Samy called me into his office and handed me these two old panoramic gems made in the days of Yore in Japan.
I am very familiar with these cameras since I owned the F8 model and had read about the 1500 at that time; but, had never used one until now. I had also owned several other panoramic cameras over the years. This was way before today’s ability to stitch digital frames together with just an easy swing of our digital cameras or smartphones over the scene, which will instantly give us more coverage and then some than the 140 – 150 degrees of the Widelux. I must say, I feel the Widely quality is still something special. It offers quite a different look because it is using film.
This was really quite fun. I had to become familiar with it all once again. I remembered how easy it all really was; so simple really. I also remembered how to hold the cameras so my fingers would not be in frame. A monopod came in handy as well with keeping it steady and level; especially at the slow shutter speeds.
These are solidly made mechanical film cameras that do not require batteries, which is something very unusual in this day and age since everything requires some kind of power source or battery.
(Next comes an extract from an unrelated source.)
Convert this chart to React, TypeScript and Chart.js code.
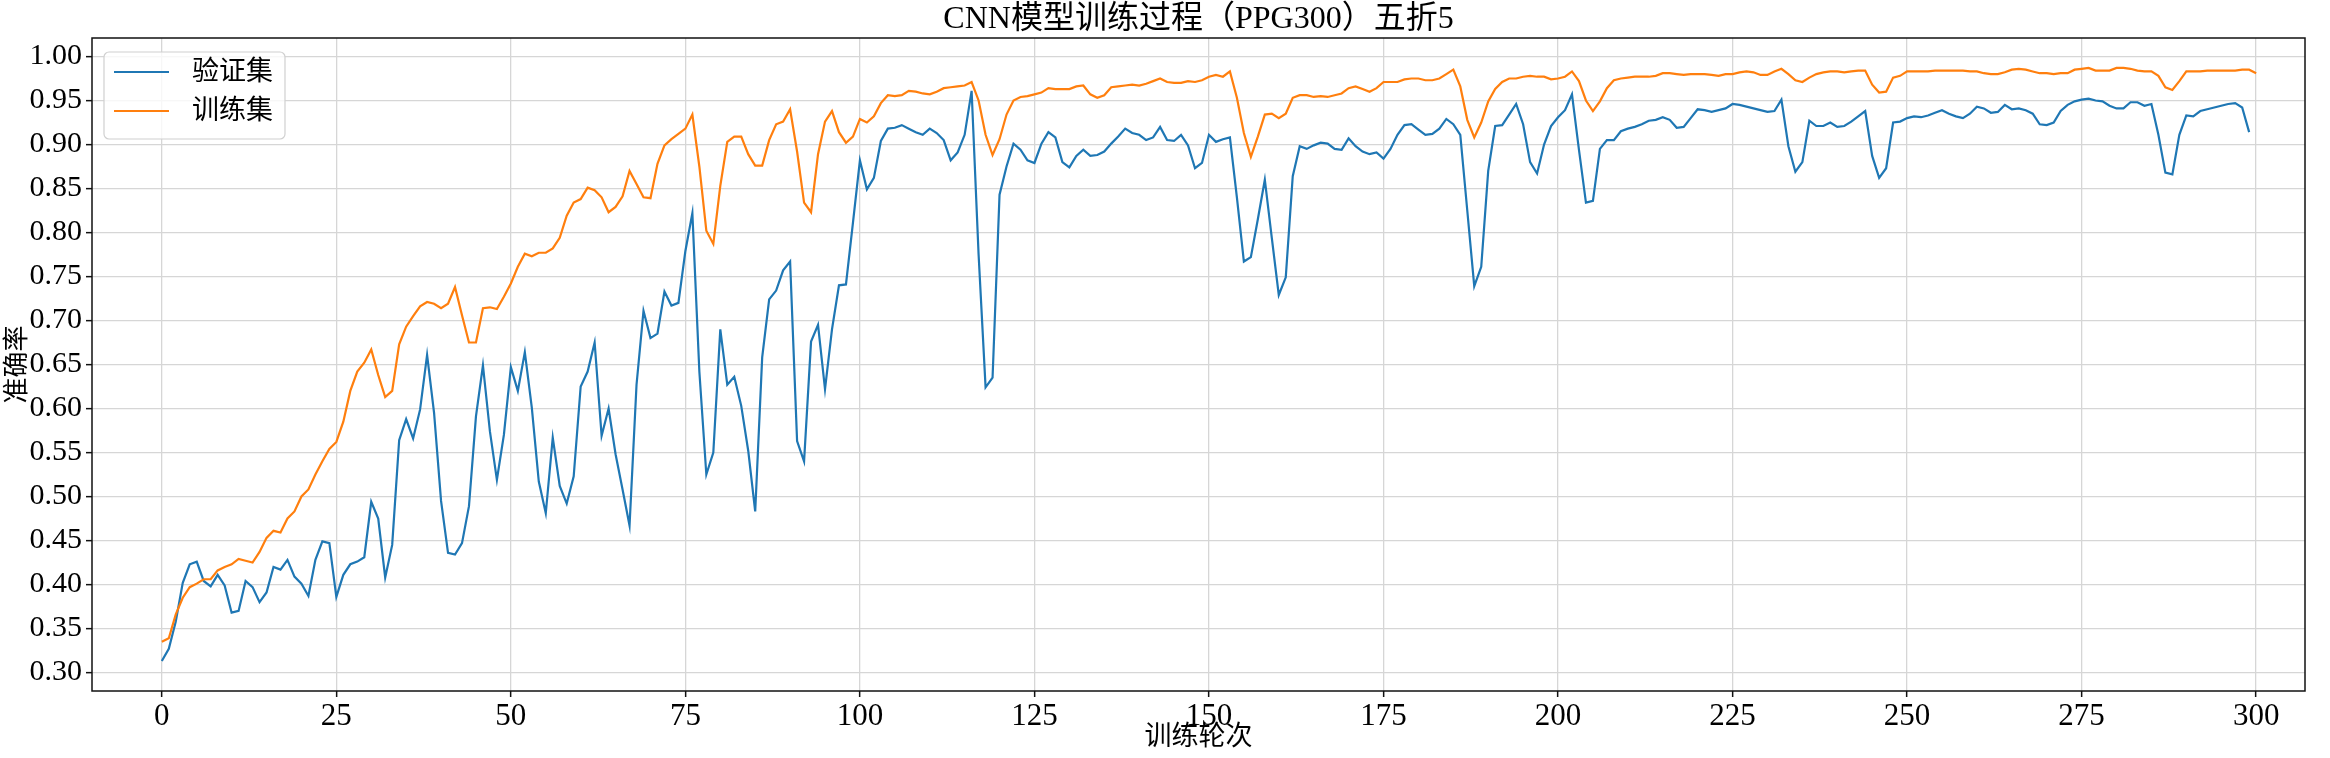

I loved the good old days when we were not searching for the elusive electric wall outlet when on location.
Loading the film took a few minutes to re-familiarize with the 35mm version, as one has to pull out enough film to pass under the rollers onto the sprocket of the film take-up reel. The 120 version one just pulls it over and two guidance reels on the door push the film into place keeping it flat.
With the 35mm version, one chooses the shutter speed and aperture combination on the top of the camera and the focus is fixed. For the 120 version, the shutter speed on the top. For the aperture and distance setting, it is a bit tricky fitting the index finger in to adjust the little aperture and distance wheels.
I would have loved to play with the cameras a lot longer, especially the 1500. I think also for the lower light, a tripod would have been great but not allowed in many situations; so I would opt for an ISO 800 color negative film instead of the 400 I was using, especially in the lowish light of the art museum.
A description below from Samy’s Camera:
The Widelux is a fully mechanical swing-lens panoramic camera first developed in 1987. The pivoting lens allows for some special effects not available with traditional cameras. The 1500 Widelux can focus from a bit less than 1m to infinity with 7 markers. The 1500 Widelux has shutter speeds of 1/8, 1/60 and 1/250 of a second. It covers a slightly wider area (150 degree view-diagonally-140 degreehorizontally). Finally, the 1500 Widelux, like most other medium format cameras, has a shutter that must be cocked before the camera will fire. The Widelux has been used on some NASA missions for its 140° coverage. Be aware when setting focus below 5m on Widelux 1500: Resolution will be reduced due to optical limitations.
- The Widelux 1500 yields negatives as big as small prints: 6cm x 12 cm on 120 size film
- It can focus at any of seven settings, from infinity to 3 feet
- Shutter speeds of 1/8, 1/60 and 1/125 of a second.
- 150 degree view
- One roll of 120 film will give you 6 exposures
- Field coverage: 150°
- Negative size: approx. 6×12
- Shutter speeds: 1/8, 1/60, 1/250 sec
- Focus: 1 m – infinity
- Aperture: f2.8 – f22.0
- Lens: 50 mm f2.8 variofocus
- Film: 120 roll film
- Manufactured: Panon Camera Shoko
Check out Wikipedia for more information.
Here’s a link to Jeff Bridges photographs made on set and location with his Widelux. He even featured his Widelux in the Big Lebowski.
Here’s a short video I made to illustrate how the slit shutter works and how the cameras sound as they swing across.
I must say, this was fun and the results were also fun.